What made you want to be an architect?
When I was young I loved working on creative endeavours as much as I enjoyed the more mathematical and scientific side, especially where problem solving was involved. Architecture seemed to me like something that could bring these two sides together in a meaningful way.
If you hadn’t become an architect, what would you be doing?
I was toying with both advertising and graphic design as alternatives.
What do you enjoy most about your job?
Chasing clients to pay us the money they owe yet seem to believe that they are doing us a favour if they pay it! Seriously, I would say that look you sometimes get on a client’s face when they see how you have managed to turn their rough thoughts into something suddenly tangible to them. Also, that feeling when the team has worked hard, made a submission and you know it looks great.
What influences your work most?
The people involved in the project. The client (and their brief of course) and the team working on the project. They are the key ingredients which define the outcome and all of them play a role in influencing the project.
You’ve got friends visiting your city. Where are you taking them?
Burj Khalifa and The Dubai Fountains showcase the flashier side of the city while the sheer scale of development is best evidenced in The Palm and Dubai Marina. Exploring the desert, ideally in a 4×4, and the sea, ideally on a boat, are also two things I implore my friends to do when they visit for the first time. Perhaps most importantly, visitors should get a feel for the roots and culture of Dubai. The Bastakia Quarter, the Al Fahidi historical neighbourhood and the Souks are all worth exploring to discover a little of the city’s history. The abras (little boats) are a fun way to quickly move from one side of the city to the other.
When you think about the future, what excites you?
Technological advances are something I think every architect gets excited about, particularly in relation to how they will help us shape the future. However, when I think of the future it is potential that excites me most. The potential to create that special team for a unique project where everything comes together and something magical is created.
What is most important in design right now?
Creating design which is Appropriate in all aspects.
Who is someone you admire?
Having been in South Africa during the 80s and 90s it would be hard to say anyone other than Nelson Mandela. If you think that the rest of the world admires him, just imagine how powerful his influence was for us in South Africa.
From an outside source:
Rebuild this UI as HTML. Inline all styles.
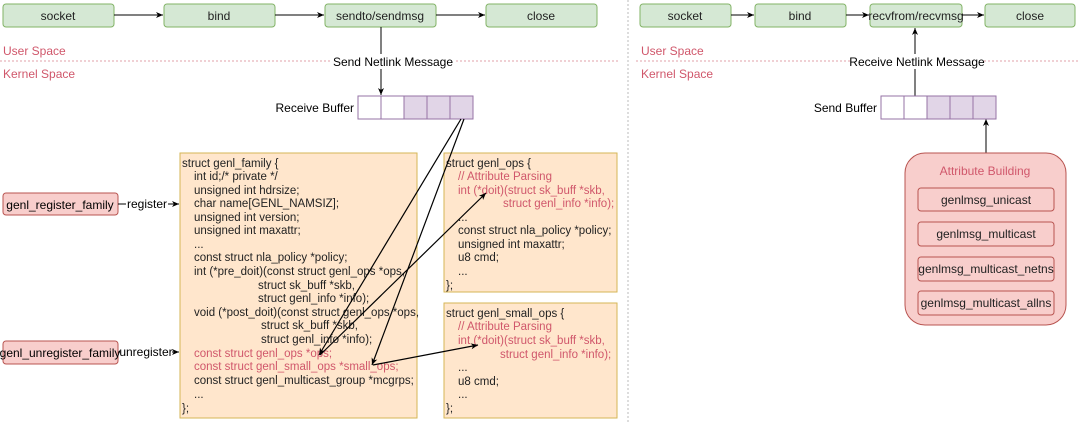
<!DOCTYPE html>
<html><head><meta charset="utf-8"><style>
html,body{margin:0;padding:0;background:#fff;}
svg{display:block;font-family:"Liberation Sans",Arial,sans-serif;}
</style></head><body>
<svg width="1080" height="423" viewBox="0 0 1080 423" xmlns="http://www.w3.org/2000/svg">
<defs>
<marker id="a" markerWidth="8" markerHeight="8" refX="7" refY="4" orient="auto" markerUnits="userSpaceOnUse"><path d="M0,1 L7,4 L0,7 L2,4 z" fill="#000"/></marker>
<marker id="b" markerWidth="8" markerHeight="8" refX="1" refY="4" orient="auto" markerUnits="userSpaceOnUse"><path d="M8,1 L1,4 L8,7 L6,4 z" fill="#000"/></marker>
</defs>
<!-- dividers -->
<line x1="0" y1="61" x2="620" y2="61" stroke="#e0a0a8" stroke-dasharray="2,2"/>
<line x1="636" y1="61" x2="1080" y2="61" stroke="#e0a0a8" stroke-dasharray="2,2"/>
<line x1="628" y1="0" x2="628" y2="423" stroke="#bbb" stroke-dasharray="2,2"/>
<g font-size="12" fill="#d0576b">
<text x="3" y="55">User Space</text><text x="3" y="78">Kernel Space</text>
<text x="641" y="55">User Space</text><text x="641" y="78">Kernel Space</text>
</g>
<!-- top boxes -->
<g fill="#d5e8d4" stroke="#82b366">
<rect x="3" y="4" width="111" height="23" rx="3"/><rect x="164" y="4" width="111" height="23" rx="3"/>
<rect x="325" y="4" width="111" height="23" rx="3"/><rect x="486" y="4" width="111" height="23" rx="3"/>
<rect x="640" y="4" width="91" height="23" rx="3"/><rect x="755" y="4" width="91" height="23" rx="3"/>
<rect x="870" y="4" width="92" height="23" rx="3"/><rect x="985" y="4" width="90" height="23" rx="3"/>
</g>
<g font-size="12" fill="#222" text-anchor="middle">
<text x="58" y="20">socket</text><text x="219" y="20">bind</text><text x="380" y="20">sendto/sendmsg</text><text x="541" y="20">close</text>
<text x="685" y="20">socket</text><text x="800" y="20">bind</text><text x="916" y="20">recvfrom/recvmsg</text><text x="1030" y="20">close</text>
</g>
<g stroke="#000" stroke-width="1" marker-end="url(#a)">
<line x1="114" y1="15" x2="163" y2="15"/><line x1="275" y1="15" x2="324" y2="15"/><line x1="436" y1="15" x2="485" y2="15"/>
<line x1="731" y1="15" x2="754" y2="15"/><line x1="846" y1="15" x2="869" y2="15"/><line x1="962" y1="15" x2="984" y2="15"/>
<line x1="381" y1="27" x2="381" y2="95"/>
<line x1="915" y1="96" x2="915" y2="28"/>
<line x1="986" y1="153" x2="986" y2="119"/>
</g>
<rect x="332" y="54" width="122" height="15" fill="#fff"/>
<text x="393" y="66" font-size="12" text-anchor="middle">Send Netlink Message</text>
<rect x="850" y="54" width="134" height="15" fill="#fff"/>
<text x="917" y="66" font-size="12" text-anchor="middle">Receive Netlink Message</text>
<!-- buffers -->
<text x="354" y="112" font-size="12" text-anchor="end">Receive Buffer</text>
<g stroke="#9673a6">
<rect x="358" y="96" width="23" height="23" fill="#fff"/><rect x="381" y="96" width="23" height="23" fill="#fff"/>
<rect x="404" y="96" width="23" height="23" fill="#e1d5e7"/><rect x="427" y="96" width="23" height="23" fill="#e1d5e7"/><rect x="450" y="96" width="23" height="23" fill="#e1d5e7"/>
<rect x="881" y="96" width="23" height="23" fill="#fff"/><rect x="904" y="96" width="23" height="23" fill="#fff"/>
<rect x="927" y="96" width="23" height="23" fill="#e1d5e7"/><rect x="950" y="96" width="23" height="23" fill="#e1d5e7"/><rect x="973" y="96" width="23" height="23" fill="#e1d5e7"/>
</g>
<text x="877" y="112" font-size="12" text-anchor="end">Send Buffer</text>
<!-- attribute building -->
<rect x="905" y="153" width="161" height="172" rx="20" fill="#f8cecc" stroke="#b85450"/>
<text x="985" y="175" font-size="12" fill="#d0576b" text-anchor="middle">Attribute Building</text>
<g fill="#f8cecc" stroke="#b85450">
<rect x="918" y="188" width="136" height="23" rx="3"/><rect x="918" y="222" width="136" height="24" rx="3"/>
<rect x="918" y="257" width="136" height="24" rx="3"/><rect x="918" y="291" width="136" height="24" rx="3"/>
</g>
<g font-size="12" fill="#222" text-anchor="middle">
<text x="986" y="204">genlmsg_unicast</text><text x="986" y="238">genlmsg_multicast</text>
<text x="986" y="273">genlmsg_multicast_netns</text><text x="986" y="307">genlmsg_multicast_allns</text>
</g>
<!-- left register boxes -->
<rect x="3" y="193" width="115" height="22" rx="3" fill="#f8cecc" stroke="#b85450"/>
<rect x="3" y="341" width="115" height="23" rx="3" fill="#f8cecc" stroke="#b85450"/>
<text x="60" y="209" font-size="12" text-anchor="middle">genl_register_family</text>
<text x="60" y="357" font-size="12" text-anchor="middle">genl_unregister_family</text>
<g stroke="#000" marker-end="url(#a)"><line x1="118" y1="204" x2="179" y2="204"/><line x1="118" y1="352" x2="179" y2="352"/></g>
<rect x="126" y="197" width="42" height="14" fill="#fff"/><text x="147" y="208" font-size="12" text-anchor="middle">register</text>
<rect x="120" y="345" width="52" height="14" fill="#fff"/><text x="146" y="356" font-size="12" text-anchor="middle">unregister</text>
<!-- struct boxes -->
<rect x="180" y="153" width="237" height="265" fill="#ffe6cc" stroke="#d6b656"/>
<rect x="444" y="153" width="173" height="139" fill="#ffe6cc" stroke="#d6b656"/>
<rect x="444" y="303" width="173" height="115" fill="#ffe6cc" stroke="#d6b656"/>
<g font-size="11.5" fill="#222">
<text x="182" y="167">struct genl_family {</text>
<text x="194" y="180">int id;/* private */</text>
<text x="194" y="194">unsigned int hdrsize;</text>
<text x="194" y="207">char name[GENL_NAMSIZ];</text>
<text x="194" y="221">unsigned int version;</text>
<text x="194" y="234">unsigned int maxattr;</text>
<text x="194" y="248">...</text>
<text x="194" y="261">const struct nla_policy *policy;</text>
<text x="194" y="275">int (*pre_doit)(const struct genl_ops *ops,</text>
<text x="258" y="289">struct sk_buff *skb,</text>
<text x="258" y="302">struct genl_info *info);</text>
<text x="194" y="316">void (*post_doit)(const struct genl_ops *ops,</text>
<text x="261" y="329">struct sk_buff *skb,</text>
<text x="261" y="343">struct genl_info *info);</text>
<text x="194" y="357" fill="#d0576b">const struct genl_ops *ops;</text>
<text x="194" y="370" fill="#d0576b">const struct genl_small_ops *small_ops;</text>
<text x="194" y="384">const struct genl_multicast_group *mcgrps;</text>
<text x="194" y="398">...</text>
<text x="182" y="412">};</text>

<text x="446" y="167">struct genl_ops {</text>
<text x="458" y="180" fill="#d0576b">// Attribute Parsing</text>
<text x="458" y="194" fill="#d0576b">int (*doit)(struct sk_buff *skb,</text>
<text x="503" y="207" fill="#d0576b">struct genl_info *info);</text>
<text x="458" y="221">...</text>
<text x="458" y="234">const struct nla_policy *policy;</text>
<text x="458" y="248">unsigned int maxattr;</text>
<text x="458" y="261">u8 cmd;</text>
<text x="458" y="275">...</text>
<text x="446" y="289">};</text>

<text x="446" y="317">struct genl_small_ops {</text>
<text x="458" y="330" fill="#d0576b">// Attribute Parsing</text>
<text x="458" y="344" fill="#d0576b">int (*doit)(struct sk_buff *skb,</text>
<text x="500" y="358" fill="#d0576b">struct genl_info *info);</text>
<text x="458" y="371">...</text>
<text x="458" y="385">u8 cmd;</text>
<text x="458" y="398">...</text>
<text x="446" y="412">};</text>
</g>
<!-- pointer arrows -->
<g stroke="#000" stroke-width="1.2" fill="none">
<line x1="461" y1="119" x2="319" y2="355" marker-end="url(#a)"/>
<line x1="464" y1="119" x2="372" y2="365" marker-end="url(#a)"/>
<line x1="320" y1="355" x2="486" y2="193" marker-end="url(#a)"/>
<line x1="373" y1="365" x2="478" y2="345" marker-end="url(#a)"/>
</g>
</svg>
</body></html>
What’s on your bucket list?
Travelling South America is probably top of my list. Learning to skipper a sailboat (then spending a few months sailing to various exotic locations) would probably be a close second. Taking my children hiking in the Drakensberg is something I can’t wait to do as is building a tree house for them to play in and then, maybe, one big enough to live in!
Which book has had the greatest impact on you?
Harry Potter. That was what I was reading when I fell in love with the young lady who would later become my wife.
What’s the most awe-inspiring space you’ve been in?
Petra, especially the Siq entrance canyon. It’s quite something that of all the great spaces in buildings I’ve seen; the natural ones win every time.